ISLAMABAD: Pakistan’s economic recovery remains fragile despite a year of painful stabilization measures that helped pull the country back from the brink of default, the International Monetary Fund (IMF) warned on Thursday, after it approved a fresh $1.2 billion disbursement under its ongoing loan program.

The approval covers the second review of Pakistan’s Extended Fund Facility (EFF) and the first review of its climate-focused Resilience and Sustainability Facility (RSF), bringing total disbursements since last year to about $3.3 billion.

Pakistan entered the IMF program in September 2024 after years of weak revenues, soaring fiscal deficits, import controls, currency depletion and repeated climate shocks left the economy close to external default. A smaller stopgap arrangement earlier that year helped avert immediate default, but the current 37-month program was designed to restore macroeconomic stability through strict monetary tightening, currency adjustments, subsidy rationalization and aggressive revenue measures.

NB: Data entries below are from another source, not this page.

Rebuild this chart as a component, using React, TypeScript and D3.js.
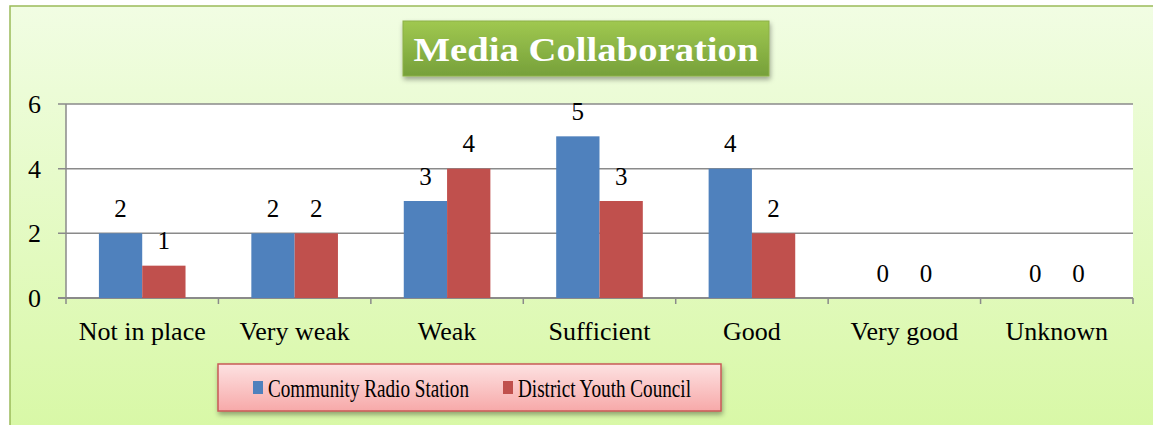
import { useMemo } from "react";
import * as d3 from "d3";

const categories = ["Not in place", "Very weak", "Weak", "Sufficient", "Good", "Very good", "Unknown"];
const radioValues = [2, 2, 3, 5, 4, 0, 0];
const councilValues = [1, 2, 4, 3, 2, 0, 0];
const seriesNames = ["Community Radio Station", "District Youth Council"];
const seriesColors = ["#4f81bd", "#c0504d"];
const yTicks = [0, 2, 4, 6];

const W = 1153;
const H = 425;
const plot = { left: 66, top: 104, right: 1133, bottom: 298 };
const serif = "'Liberation Serif', 'DejaVu Serif', serif";

export default function App() {
  const x = useMemo(
    () => d3.scaleBand<string>().domain(categories).range([plot.left, plot.right]).paddingInner(0).paddingOuter(0),
    []
  );
  const y = useMemo(() => d3.scaleLinear().domain([0, 6]).range([plot.bottom, plot.top]), []);
  const inner = useMemo(
    () => d3.scaleBand<number>().domain([0, 1]).range([0, x.bandwidth()]).paddingInner(0).paddingOuter(0.76),
    [x]
  );

  const series = [radioValues, councilValues];

  return (
    <svg width={W} height={H} style={{ position: "absolute", left: 0, top: 0 }}>
      <defs>
        <linearGradient id="bg" x1="0" y1="0" x2="0" y2="1">
          <stop offset="0" stopColor="#f1fde3" />
          <stop offset="1" stopColor="#d8f8a6" />
        </linearGradient>
        <linearGradient id="titleFill" x1="0" y1="0" x2="0" y2="1">
          <stop offset="0" stopColor="#a0c850" />
          <stop offset="1" stopColor="#76a03a" />
        </linearGradient>
        <linearGradient id="legendFill" x1="0" y1="0" x2="0" y2="1">
          <stop offset="0" stopColor="#fde2e2" />
          <stop offset="1" stopColor="#f7a9a9" />
        </linearGradient>
        <filter id="shadow" x="-10%" y="-20%" width="120%" height="160%">
          <feDropShadow dx="1" dy="3" stdDeviation="2.5" floodColor="#000" floodOpacity="0.35" />
        </filter>
      </defs>

      <rect x={10} y={6} width={W} height={H} fill="url(#bg)" stroke="#9bbb59" strokeWidth={1.5} />

      {/* title */}
      <g filter="url(#shadow)">
        <rect x={403} y={21} width={366} height={55} fill="url(#titleFill)" stroke="#8cb048" strokeWidth={1} />
      </g>
      <text
        x={586}
        y={61}
        textAnchor="middle"
        fill="white"
        fontFamily={serif}
        fontWeight="bold"
        fontSize={34}
        textLength={345}
        lengthAdjust="spacingAndGlyphs"
      >
        Media Collaboration
      </text>

      {/* plot area */}
      <rect x={plot.left} y={plot.top} width={plot.right - plot.left} height={plot.bottom - plot.top} fill="white" />
      {yTicks.map((t) => (
        <g key={t}>
          <line x1={plot.left - 8} x2={plot.right} y1={y(t)} y2={y(t)} stroke="#8a8a8a" strokeWidth={t === 0 ? 2 : 1.5} />
          <text x={41} y={y(t)} dy="0.35em" textAnchor="end" fontFamily={serif} fontSize={26} fill="#000">
            {t}
          </text>
        </g>
      ))}
      <line x1={plot.left} x2={plot.left} y1={plot.top} y2={plot.bottom + 6} stroke="#8a8a8a" strokeWidth={1.5} />
      {categories.map((c, i) => (
        <line
          key={"t" + i}
          x1={(x(c) ?? 0) + x.bandwidth()}
          x2={(x(c) ?? 0) + x.bandwidth()}
          y1={plot.bottom}
          y2={plot.bottom + 6}
          stroke="#8a8a8a"
          strokeWidth={1.5}
        />
      ))}

      {/* bars */}
      {series.map((vals, s) =>
        vals.map((v, i) => {
          const bx = (x(categories[i]) ?? 0) + (inner(s) ?? 0);
          const bw = inner.bandwidth();
          return (
            <g key={s + "-" + i}>
              {v > 0 && <rect x={bx} y={y(v)} width={bw} height={y(0) - y(v)} fill={seriesColors[s]} />}
              <text
                x={bx + bw / 2}
                y={y(v) - 25}
                dy="0.35em"
                textAnchor="middle"
                fontFamily={serif}
                fontSize={25}
                fill="#000"
              >
                {v}
              </text>
            </g>
          );
        })
      )}

      {/* category labels */}
      {categories.map((c) => (
        <text
          key={c}
          x={(x(c) ?? 0) + x.bandwidth() / 2}
          y={331}
          dy="0.35em"
          textAnchor="middle"
          fontFamily={serif}
          fontSize={26}
          fill="#000"
        >
          {c}
        </text>
      ))}

      {/* legend */}
      <g filter="url(#shadow)">
        <rect x={218} y={364} width={503} height={47} fill="url(#legendFill)" stroke="#c85a57" strokeWidth={1.5} />
      </g>
      {seriesNames.map((n, s) => {
        const lx = s === 0 ? 253 : 503;
        return (
          <g key={n}>
            <rect x={lx} y={381} width={10} height={13} fill={seriesColors[s]} />
            <text
              x={lx + 15}
              y={388}
              dy="0.35em"
              fontFamily={serif}
              fontSize={26}
              fill="#000"
              textLength={s === 0 ? 201 : 173}
              lengthAdjust="spacingAndGlyphs"
            >
              {n}
            </text>
          </g>
        );
      })}
    </svg>
  );
}
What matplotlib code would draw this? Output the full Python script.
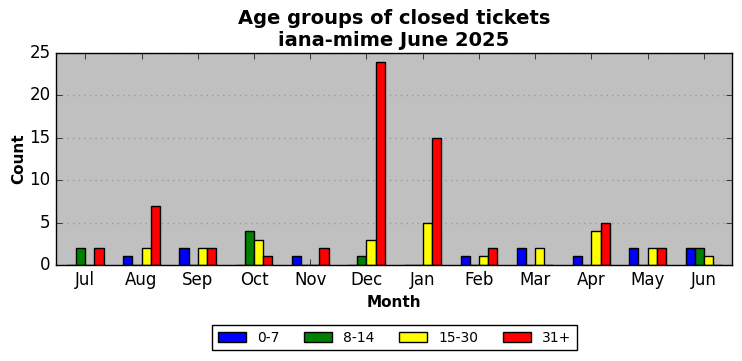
import numpy as np
import matplotlib
matplotlib.use('Agg')
import matplotlib.pyplot as plt

months = ['Jul', 'Aug', 'Sep', 'Oct', 'Nov', 'Dec', 'Jan', 'Feb', 'Mar', 'Apr', 'May', 'Jun']
age_groups = ['0-7', '8-14', '15-30', '31+']
colors = ['blue', 'green', 'yellow', 'red']

days_0_7 = [0, 1, 2, 0, 1, 0, 0, 1, 2, 1, 2, 2]
days_8_14 = [2, 0, 0, 4, 0, 1, 0, 0, 0, 0, 0, 2]
days_15_30 = [0, 2, 2, 3, 0, 3, 5, 1, 2, 4, 2, 1]
days_31_plus = [2, 7, 2, 1, 2, 24, 15, 2, 0, 5, 2, 0]

plt.style.use('classic')
fig = plt.figure(figsize=(7.42, 3.61), dpi=100)
ax = fig.add_axes([0.0755, 0.266, 0.911, 0.587])
ax.set_facecolor('#c0c0c0')

x = np.arange(len(months))
width = 0.163
series = [days_0_7, days_8_14, days_15_30, days_31_plus]
for i, (vals, color, label) in enumerate(zip(series, colors, age_groups)):
    ax.bar(x + (i - 2) * width, vals, width, align='edge', color=color,
           edgecolor='black', linewidth=1, label=label)

ax.set_xlim(-0.52, 11.5)
ax.set_ylim(0, 25)
ax.set_xticks(x)
ax.set_xticklabels(months)
ax.set_yticks(range(0, 26, 5))
ax.tick_params(labelsize=12)
ax.yaxis.grid(True, linestyle=':', color='#999999', linewidth=1)
ax.set_axisbelow(True)

ax.set_title('Age groups of closed tickets\niana-mime June 2025', fontsize=14, fontweight='bold')
ax.set_xlabel('Month', fontsize=11, fontweight='bold')
ax.set_ylabel('Count', fontsize=11, fontweight='bold', labelpad=2)

fig.legend(loc='lower center', bbox_to_anchor=(0.532, 0.01), ncol=4, fontsize=10,
           frameon=True, fancybox=False, handlelength=2.0, columnspacing=1.8,
           borderpad=0.4)

fig.savefig('out.png', dpi=100)
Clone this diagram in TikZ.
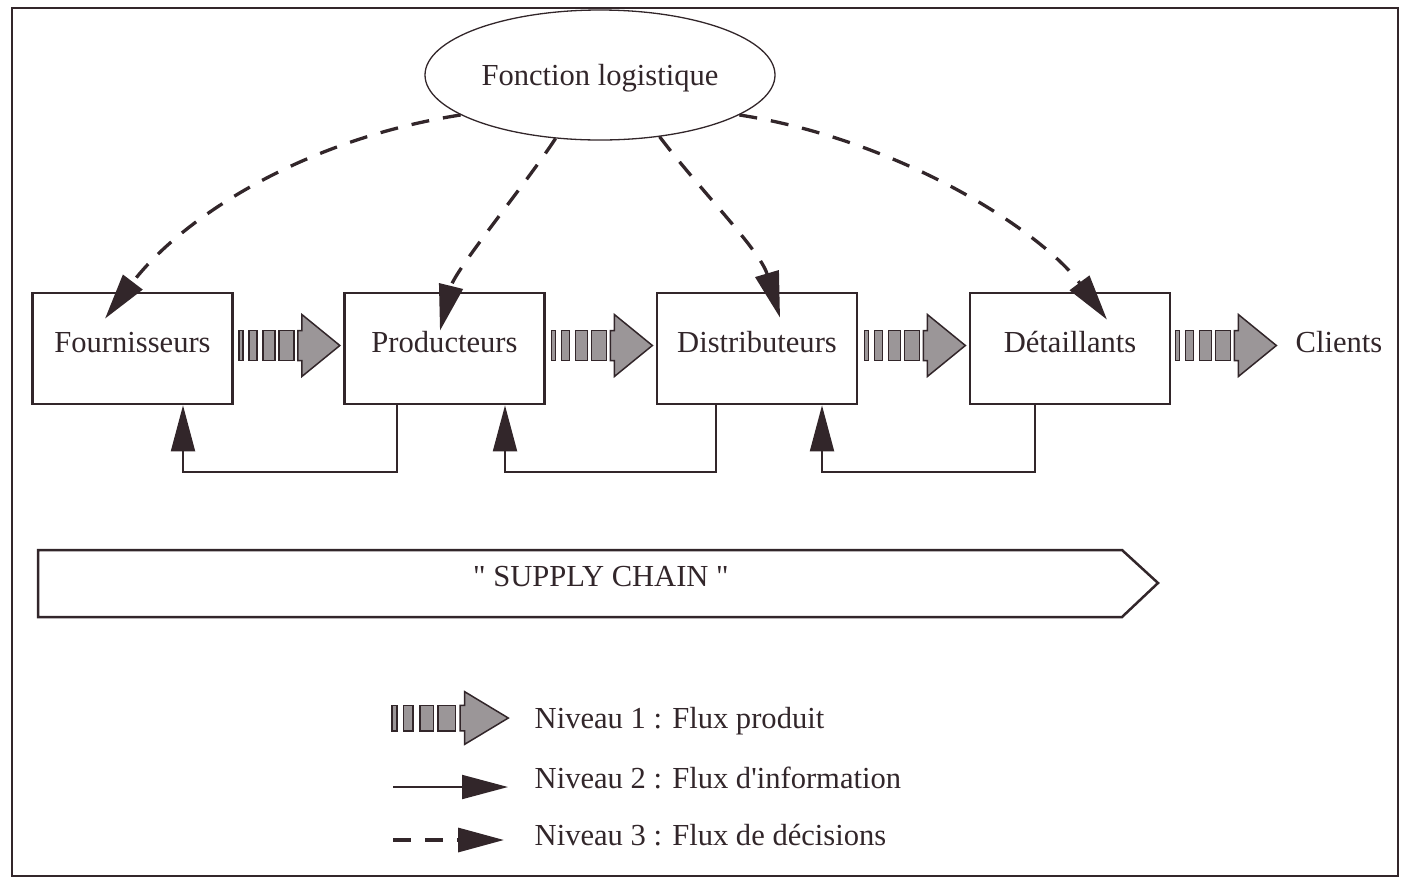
\documentclass[tikz,border=0pt]{standalone}
\usepackage{fontspec}
\setmainfont{Liberation Serif}
\usetikzlibrary{shapes,arrows.meta,positioning,calc}
\definecolor{encre}{RGB}{50,38,42}
\definecolor{trame}{RGB}{155,150,152}

\begin{document}
\begin{tikzpicture}[every node/.style={font=\fontsize{8.7pt}{10pt}\selectfont, text=encre}]
    % Define styles
    \tikzset{
        boite/.style={draw=encre, line width=0.27mm, rectangle, minimum height=1.11cm, minimum width=2cm, inner sep=0, text height=2.1mm, text depth=1.3mm},
        nuage/.style={draw=encre, line width=0.13mm, ellipse, minimum width=3.5cm, minimum height=1.3cm, inner sep=0, text height=2mm, text depth=0mm},
        pointe/.style={-{Triangle[length=4.6mm, width=2.4mm]}},
        info/.style={pointe, encre, line width=0.2mm},
        decision/.style={pointe, encre, line width=0.33mm, dash pattern=on 1.8mm off 1.4mm},
        produit/.style={draw=encre, line width=0.15mm, fill=trame},
        cadre/.style={draw=encre, line width=0.22mm},
        legende/.style={anchor=base west, inner sep=0},
        fluxproduit/.pic={
            \filldraw[produit] (0.01,-0.15) rectangle (0.05,0.15);
            \filldraw[produit] (0.11,-0.15) rectangle (0.19,0.15);
            \filldraw[produit] (0.25,-0.15) rectangle (0.37,0.15);
            \filldraw[produit] (0.41,-0.15) rectangle (0.56,0.15);
            \filldraw[produit] (0.60,0.15) -- (0.64,0.15) -- (0.64,0.31) -- (1.02,0) -- (0.64,-0.31) -- (0.64,-0.15) -- (0.60,-0.15) -- cycle;
        }
    }
    \useasboundingbox (0,0) rectangle (14.03,8.79);

    % Outer frame
    \draw[cadre] (0.12,0.03) rectangle (13.98,8.71);

    % Place nodes
    \node[nuage] (fonction) at (6.00,8.04) {Fonction logistique};
    \node[boite] (four) at (1.325,5.305) {Fournisseurs};
    \node[boite] (prod) at (4.445,5.305) {Producteurs};
    \node[boite] (dist) at (7.57,5.305) {Distributeurs};
    \node[boite] (det) at (10.70,5.305) {Détaillants};
    \node[inner sep=0, text height=2.1mm, text depth=1.3mm] (clients) at (13.39,5.305) {Clients};

    % Product flows (level 1)
    \pic at ([shift={(0.04,0.03)}]four.east) {fluxproduit};
    \pic at ([shift={(0.045,0.03)}]prod.east) {fluxproduit};
    \pic at ([shift={(0.05,0.03)}]dist.east) {fluxproduit};
    \pic at ([shift={(0.03,0.03)}]det.east) {fluxproduit};

    % Information flows (level 2)
    \draw[info] ([xshift=-4.75mm]prod.south) -- ++(0,-0.67) -| ([xshift=5.05mm]four.south);
    \draw[info] ([xshift=-4.1mm]dist.south) -- ++(0,-0.67) -| ([xshift=6.05mm]prod.south);
    \draw[info] ([xshift=-3.5mm]det.south) -- ++(0,-0.67) -| ([xshift=6.5mm]dist.south);

    % Decision flows (level 3)
    \draw[decision] (fonction.196) .. controls (3.00,7.39) and (1.80,6.59) .. ([shift={(-0.275,-0.27)}]four.north);
    \draw[decision] (fonction.235) .. controls (5.25,6.94) and (4.55,6.09) .. ([shift={(-0.045,-0.39)}]prod.north);
    \draw[decision] (fonction.314) .. controls (7.00,6.89) and (7.60,6.29) .. ([shift={(0.23,-0.26)}]dist.north);
    \draw[decision] (fonction.344) .. controls (9.00,7.39) and (10.40,6.49) .. ([shift={(0.37,-0.28)}]det.north);

    % Supply chain arrow
    \draw[encre, line width=0.25mm] (0.38,3.29) -- (11.22,3.29) -- (11.58,2.96) -- (11.22,2.62) -- (0.38,2.62) -- cycle;
    \node (supply) at (6.01,3.02) {\textquotedbl{} SUPPLY CHAIN \textquotedbl};

    % Legend
    \pic[xscale=1.15, yscale=0.85] at (3.91,1.61) {fluxproduit};
    \coordinate (l2a) at (3.93,0.92);
    \coordinate (l2b) at (5.08,0.92);
    \draw[info] (l2a) -- (l2b);
    \coordinate (l3a) at (3.93,0.39);
    \coordinate (l3b) at (5.04,0.39);
    \draw[decision] (l3a) -- (l3b);
    \node[legende] (niv1) at (5.34,1.51) {Niveau 1 : Flux produit};
    \node[legende] (niv2) at (5.34,0.91) {Niveau 2 : Flux d\textquotesingle{}information};
    \node[legende] (niv3) at (5.34,0.34) {Niveau 3 : Flux de décisions};
\end{tikzpicture}
\end{document}
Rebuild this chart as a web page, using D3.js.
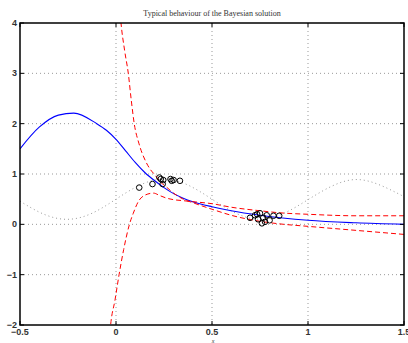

The IMF’s new review shows that Pakistan has delivered significant gains since then. Growth recovered to 3 percent last year after shrinking the year before. Inflation fell from over 23 percent to low single digits before rising again after this year’s floods. The current account posted its first surplus in 14 years, helped by stronger remittances and a sharp reduction in imports. And the government delivered a primary budget surplus of 1.3 percent of GDP, a key program requirement. Foreign exchange reserves, which had dropped dangerously low in 2023, rose from US$9.4 billion to US$14.5 billion by June.

“Pakistan’s reform implementation under the EFF arrangement has helped preserve macroeconomic stability in the face of several recent shocks,” IMF Deputy Managing Director Nigel Clarke said in a statement after the Board meeting.

But he warned that Islamabad must “maintain prudent policies” and accelerate reforms needed for private-sector-led and sustainable growth.

The Fund noted that the 2025 monsoon floods, affecting nearly seven million people, damaging housing, livestock and key crops, and displacing more than four million, have set back the recovery. The IMF now expects GDP growth in FY26 to be slightly lower and forecasts inflation to rise to 8–10 percent in the coming months as food prices adjust.

The review warns Pakistan against relaxing monetary or fiscal discipline prematurely. It urges the State Bank to keep policy “appropriately tight,” allow exchange-rate flexibility and improve communication. Islamabad must also continue raising revenues, broadening the tax base and protecting social spending, the Fund said.

Despite the progress, Pakistan’s structural weaknesses remain severe.

Power-sector circular debt stands at about $5.7 billion, and gas-sector arrears have climbed to $11.3 billion despite tariff adjustments. Reform of state-owned enterprises has slowed, including delays in privatizing loss-making electricity distributors and Pakistan International Airlines. Key governance and anti-corruption reforms have also been pushed back.

The IMF welcomed Pakistan’s expansion of its flagship Benazir Income Support Program, which raises cash transfers for low-income families and expands coverage, saying social protection is essential as climate shocks intensify. But it warned that high public debt, about 72 percent of GDP, thin external buffers and climate exposure leave the country vulnerable if reform momentum weakens.

The Fund said Pakistan’s challenge now is to convert short-term stabilization into sustained recovery after years of economic volatility, with its ability to maintain discipline, rather than the size of external financing alone, determining the durability of its gains.